Challenge: Here are some records; copy every line that holds the word "matplotlib".

Supplied data:
+===+
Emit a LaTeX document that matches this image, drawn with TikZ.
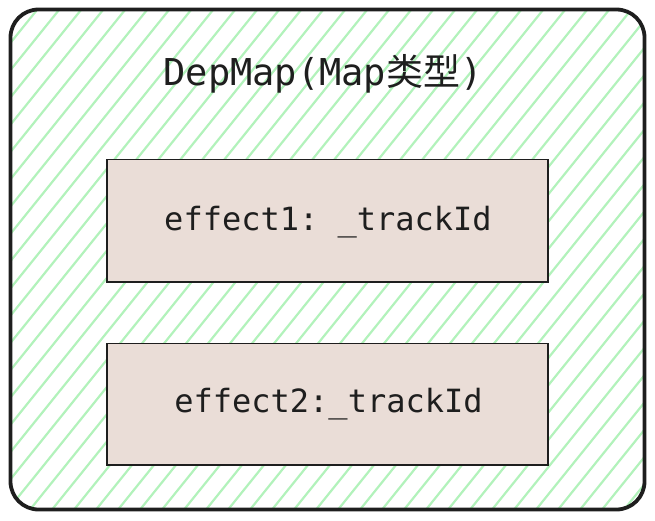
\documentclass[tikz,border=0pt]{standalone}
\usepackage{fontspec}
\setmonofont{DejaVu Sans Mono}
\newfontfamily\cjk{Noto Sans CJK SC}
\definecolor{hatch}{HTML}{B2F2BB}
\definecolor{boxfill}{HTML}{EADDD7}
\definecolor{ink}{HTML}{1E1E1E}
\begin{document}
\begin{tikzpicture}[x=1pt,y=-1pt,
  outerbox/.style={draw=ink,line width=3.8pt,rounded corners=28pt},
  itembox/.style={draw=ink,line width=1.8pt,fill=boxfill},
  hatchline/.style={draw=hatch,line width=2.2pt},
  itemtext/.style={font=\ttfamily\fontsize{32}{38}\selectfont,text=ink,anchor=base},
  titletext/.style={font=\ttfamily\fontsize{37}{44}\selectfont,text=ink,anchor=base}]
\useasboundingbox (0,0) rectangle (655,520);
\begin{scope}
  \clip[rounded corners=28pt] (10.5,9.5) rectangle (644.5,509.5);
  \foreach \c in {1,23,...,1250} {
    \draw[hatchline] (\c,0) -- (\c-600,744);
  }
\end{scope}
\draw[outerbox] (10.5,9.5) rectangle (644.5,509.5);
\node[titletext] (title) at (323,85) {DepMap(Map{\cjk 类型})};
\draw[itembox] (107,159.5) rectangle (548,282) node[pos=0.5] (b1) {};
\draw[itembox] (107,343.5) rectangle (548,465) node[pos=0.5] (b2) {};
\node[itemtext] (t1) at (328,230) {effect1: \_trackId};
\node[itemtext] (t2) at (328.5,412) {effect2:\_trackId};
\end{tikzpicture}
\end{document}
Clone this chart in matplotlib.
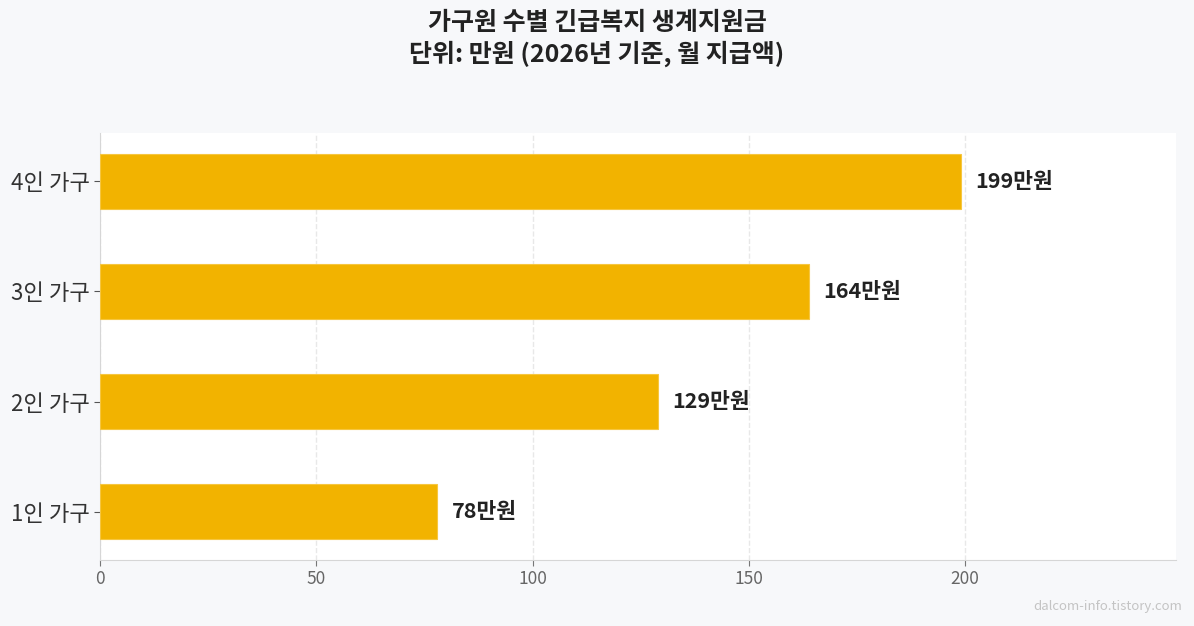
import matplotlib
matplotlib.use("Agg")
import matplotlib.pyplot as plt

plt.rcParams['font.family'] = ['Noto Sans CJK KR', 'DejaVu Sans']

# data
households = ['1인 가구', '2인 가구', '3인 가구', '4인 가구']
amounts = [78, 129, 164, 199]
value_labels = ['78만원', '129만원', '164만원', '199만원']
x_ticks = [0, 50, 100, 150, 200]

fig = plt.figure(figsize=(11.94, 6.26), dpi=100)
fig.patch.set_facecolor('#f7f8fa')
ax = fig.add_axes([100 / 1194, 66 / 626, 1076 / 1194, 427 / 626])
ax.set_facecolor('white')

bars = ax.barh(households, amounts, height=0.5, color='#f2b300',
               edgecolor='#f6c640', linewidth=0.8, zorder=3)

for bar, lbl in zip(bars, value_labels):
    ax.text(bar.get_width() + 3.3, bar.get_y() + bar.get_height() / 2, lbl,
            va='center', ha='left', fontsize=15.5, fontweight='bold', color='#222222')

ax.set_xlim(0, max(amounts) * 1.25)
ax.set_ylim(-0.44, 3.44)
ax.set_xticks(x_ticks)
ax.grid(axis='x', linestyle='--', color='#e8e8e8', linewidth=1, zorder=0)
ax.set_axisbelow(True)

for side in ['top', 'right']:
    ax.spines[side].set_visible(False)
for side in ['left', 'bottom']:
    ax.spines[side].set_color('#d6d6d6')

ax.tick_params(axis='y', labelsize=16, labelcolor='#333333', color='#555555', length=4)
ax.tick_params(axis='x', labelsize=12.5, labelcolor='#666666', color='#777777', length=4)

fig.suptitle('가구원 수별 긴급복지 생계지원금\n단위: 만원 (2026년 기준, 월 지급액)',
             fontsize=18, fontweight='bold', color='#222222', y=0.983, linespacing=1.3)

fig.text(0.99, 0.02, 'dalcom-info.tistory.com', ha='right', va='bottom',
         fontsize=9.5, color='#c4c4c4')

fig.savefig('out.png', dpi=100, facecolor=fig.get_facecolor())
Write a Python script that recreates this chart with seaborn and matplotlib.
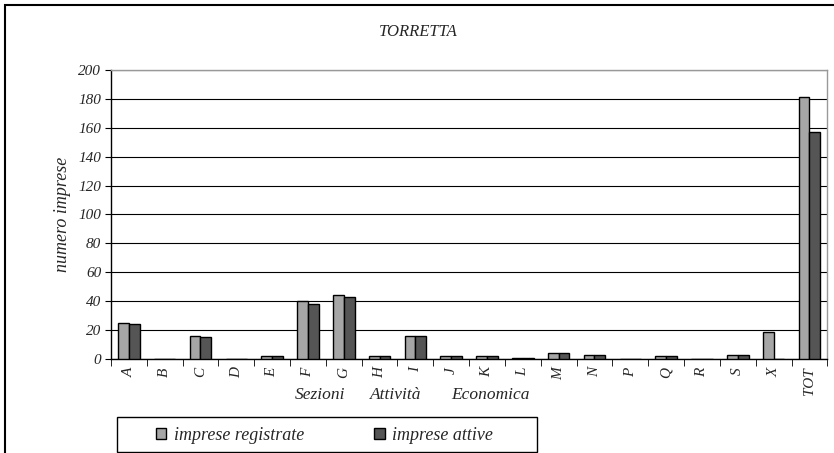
+===+
Output for this task:
Clone this chart in matplotlib.
import matplotlib
matplotlib.use("Agg")
import matplotlib.pyplot as plt
Write a Python script that recreates this chart with seaborn and matplotlib.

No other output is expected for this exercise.